Other coils of wire make magnetic fields which deflect the beam scanning it from left to right across the front of the picture tube in under a tenth of a millisecond, 0.1 ms. And from top to bottom in about 2/100 of a second. (Actually in 1/50 of a second in Europe and 1/60 s in the US.)

In the accelerator, magnetic coils play these same two roles.
Magnets shape and focus the beam and also bend the beam.
In a circular accelerator magnets bend the beam into its circular path.
Magnets also bend the beam to the side to direct it into experimental study areas.

The accelerator, unlike the television, continues to accelerate the electrons throughout their path. The kinetic energy of the electrons or protons increases as they pass through the accelerator.

The electron beam in a television ends by colliding with the phosphor coated inside of the front face of the tube. The electrons deposit their energy in the phosphor, the energy is turned into photons, particles of light. These photons were created from the kinetic energy of the electrons. Your eye detects the photons. Your eye can analyze the photons and determine things like where they came from on the screen and their color. In front of the picture tube is a thick piece of glass, this glass absorbs any stray x-rays produced when electrons suddenly come to rest at the front surface of the television tube.

In the accelerator, the electron or proton beam is collided with a target, often a piece of metal, sometimes a head on crash with particles from another beam. The electrons can scatter from the resulting collisions and their kinetic energy can be converted into new particles. Detectors then measure the properties of these particles. Often the detectors record the paths followed by particles(in the old days this was done in cloud chambers or bubble chambers), they also record their energy (in calorimeters). The target chamber of an accelerator is often surrounded by concrete and dirt to catch any escaping radiation.

Both the TV and the accelerator provide us with images, one of Homer Simpson, the other of the fundamental particles that make up our world.

Oscilloscope Experiments

Like the television the oscilloscope makes a beam of electrons traveling toward the front screen at a good fraction of the speed of light.

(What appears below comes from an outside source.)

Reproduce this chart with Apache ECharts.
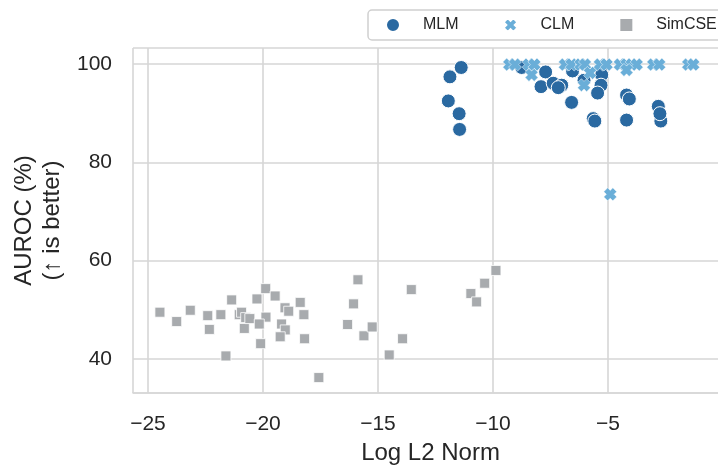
<!DOCTYPE html>
<html>
<head>
<meta charset="utf-8">
<script src="https://cdn.jsdelivr.net/npm/echarts@6/dist/echarts.min.js"></script>
<style>
  html, body { margin: 0; padding: 0; background: #ffffff; }
  #chart { width: 718px; height: 465px; }
</style>
</head>
<body>
<div id="chart"></div>
<script>
// MLM models: log L2 norm vs AUROC (%)
const mlmLogNorm = [-11.38, -11.87, -11.94, -11.47, -11.45, -8.75, -7.71, -7.91, -7.38, -7.01,
  -7.16, -6.58, -6.54, -6.04, -5.30, -5.27, -5.30, -5.45, -5.64, -5.57,
  -4.19, -4.07, -4.19, -2.81, -2.70, -2.74];
const mlmAuroc = [99.3, 97.4, 92.5, 89.9, 86.7, 99.3, 98.4, 95.4, 96.1, 95.7,
  95.2, 92.2, 98.6, 96.7, 99.1, 97.8, 95.7, 94.1, 88.9, 88.4,
  93.7, 92.9, 88.6, 91.4, 88.4, 89.9];

// CLM models
const clmLogNorm = [-9.29, -9.04, -8.45, -8.20, -6.87, -6.58, -6.19, -6.00, -5.35, -5.06,
  -4.48, -4.19, -3.97, -3.75, -3.03, -2.77, -1.51, -1.29, -8.32, -5.78,
  -6.04, -4.19, -4.90];
const clmAuroc = [99.9, 99.9, 99.9, 99.9, 99.9, 99.9, 99.9, 99.9, 99.9, 99.9,
  99.9, 99.9, 99.9, 99.9, 99.9, 99.9, 99.9, 99.9, 97.8, 98.2,
  95.7, 98.8, 73.5];

// SimCSE models
const simcseLogNorm = [-24.48, -23.75, -23.16, -22.40, -22.33, -21.83, -21.36, -21.61, -21.03, -20.93,
  -20.75, -20.81, -20.57, -20.26, -19.88, -19.87, -20.16, -20.10, -19.47, -19.04,
  -18.88, -18.38, -18.22, -19.19, -19.03, -19.25, -18.19, -17.57, -15.87, -16.06,
  -16.32, -15.61, -15.25, -13.55, -13.93, -14.51, -10.96, -10.71, -10.36, -9.87];
const simcseAuroc = [49.5, 47.6, 49.9, 48.8, 46.0, 49.0, 52.0, 40.6, 49.0, 49.5,
  48.4, 46.2, 48.2, 52.2, 54.3, 48.5, 47.1, 43.1, 52.8, 50.4,
  49.7, 51.5, 49.0, 47.1, 45.9, 44.5, 44.1, 36.2, 56.1, 51.2,
  47.0, 44.7, 46.5, 54.1, 44.1, 40.8, 53.3, 51.6, 55.4, 58.0];

const seriesNames = ['MLM', 'CLM', 'SimCSE'];

const pairs = (xs, ys) => xs.map((x, i) => [x, ys[i]]);
const minus = v => String(v).replace('-', '\u2212');

const TEXT = '#262626';
const GRID = '#d6d6d6';
const FONT = '"Liberation Sans", Arial, Helvetica, sans-serif';
// filled "X" marker with thick arms
const CROSS = 'path://M3,0 L5,2 L7,0 L10,3 L8,5 L10,7 L7,10 L5,8 L3,10 L0,7 L2,5 L0,3 Z';

const chart = echarts.init(document.getElementById('chart'), null, { renderer: 'canvas' });

chart.setOption({
  backgroundColor: '#ffffff',
  animation: false,
  textStyle: { fontFamily: FONT },
  legend: {
    data: [
      { name: 'MLM', icon: 'circle' },
      { name: 'CLM', icon: CROSS, textStyle: { rich: { n: { padding: [0, 2, 0, 18] } } } },
      { name: 'SimCSE', icon: 'rect' }
    ],
    orient: 'horizontal',
    left: 368,
    top: 10,
    width: 420,
    padding: [7, 16, 7, 17],
    itemWidth: 14,
    itemHeight: 14,
    itemGap: 44,
    borderColor: '#d0d0d0',
    borderWidth: 1.5,
    borderRadius: 4,
    backgroundColor: '#ffffff',
    formatter: '{n|{name}}',
    textStyle: {
      color: TEXT,
      fontSize: 16,
      fontFamily: FONT,
      rich: { n: { padding: [0, 0, 0, 18], fontSize: 16, fontFamily: FONT, color: TEXT } }
    }
  },
  grid: { left: 133, width: 595, top: 48, height: 345, containLabel: false, outerBoundsMode: 'none' },
  xAxis: {
    type: 'value',
    min: -25.65,
    max: 0.22,
    splitNumber: 5,
    name: 'Log L2 Norm',
    nameLocation: 'middle',
    nameGap: 48,
    nameTextStyle: { fontSize: 24, color: TEXT, fontFamily: FONT },
    axisLine: { show: true, lineStyle: { color: GRID, width: 1.6 } },
    axisTick: { show: false },
    splitLine: { show: true, lineStyle: { color: GRID, width: 1.6 } },
    axisLabel: {
      fontSize: 21, color: TEXT, margin: 21, fontFamily: FONT,
      showMinLabel: false, showMaxLabel: false,
      formatter: v => (v < 0 && Math.abs(v % 5) < 1e-9 ? minus(v) : '')
    }
  },
  yAxis: {
    type: 'value',
    min: 33.06,
    max: 103.27,
    splitNumber: 4,
    name: 'AUROC (%)\n(\u2191 is better)',
    nameLocation: 'middle',
    nameGap: 66,
    nameTextStyle: { fontSize: 24, color: TEXT, fontFamily: FONT, lineHeight: 28 },
    axisLine: { show: true, lineStyle: { color: GRID, width: 1.6 } },
    axisTick: { show: false },
    splitLine: { show: true, lineStyle: { color: GRID, width: 1.6 } },
    axisLabel: {
      fontSize: 21, color: TEXT, margin: 21, fontFamily: FONT,
      showMinLabel: false, showMaxLabel: false,
      formatter: v => (Math.abs(v % 20) < 1e-9 ? String(v) : '')
    }
  },
  series: [
    {
      name: seriesNames[2],
      type: 'scatter',
      symbol: 'rect',
      symbolSize: 10,
      data: pairs(simcseLogNorm, simcseAuroc),
      itemStyle: { color: '#a8abae', borderColor: '#ffffff', borderWidth: 0.8, opacity: 1 }
    },
    {
      name: seriesNames[0],
      type: 'scatter',
      symbol: 'circle',
      symbolSize: 14,
      data: pairs(mlmLogNorm, mlmAuroc),
      itemStyle: { color: '#2a69a1', borderColor: '#ffffff', borderWidth: 1, opacity: 1 }
    },
    {
      name: seriesNames[1],
      type: 'scatter',
      symbol: CROSS,
      symbolSize: 13,
      data: pairs(clmLogNorm, clmAuroc),
      itemStyle: { color: '#6aaed8', borderColor: '#ffffff', borderWidth: 0.5, opacity: 1 }
    }
  ]
});
</script>
</body>
</html>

The electrons collide with the phosphor and produce photons of light which we see.

Turn off the scan of the oscilloscope and center the resulting spot of light.

If you have an older oscilloscope there will be a control labeled focus.
Play around with this control and notice how the spot of light becomes large and fuzzy and dim, or small and sharp and bright. The control changes the magnetic fields which shape the electron beam inside the oscilloscope.

There may also be a brightness control. The brightness control adds electrons to the beam. Often, changing the brightness will change the focus.

Find a moderately large magnet, at least 10 cm across, not a horseshoe magnet but a rectangular solid with a north pole face and a south pole face.

Before you bring the north pole face down from above the oscilloscope to a point near the front, predict how the beam will deflect. Up? Down? Right? Left? Not?

Surprise! when you bring the north pole down from above the electron beam spot on the front screen deflects to the left. (As you look at it standing in front.)
Magnets can be used to deflect electron beams.

If the beam doesn't bend you need a stronger magnet or a larger magnet.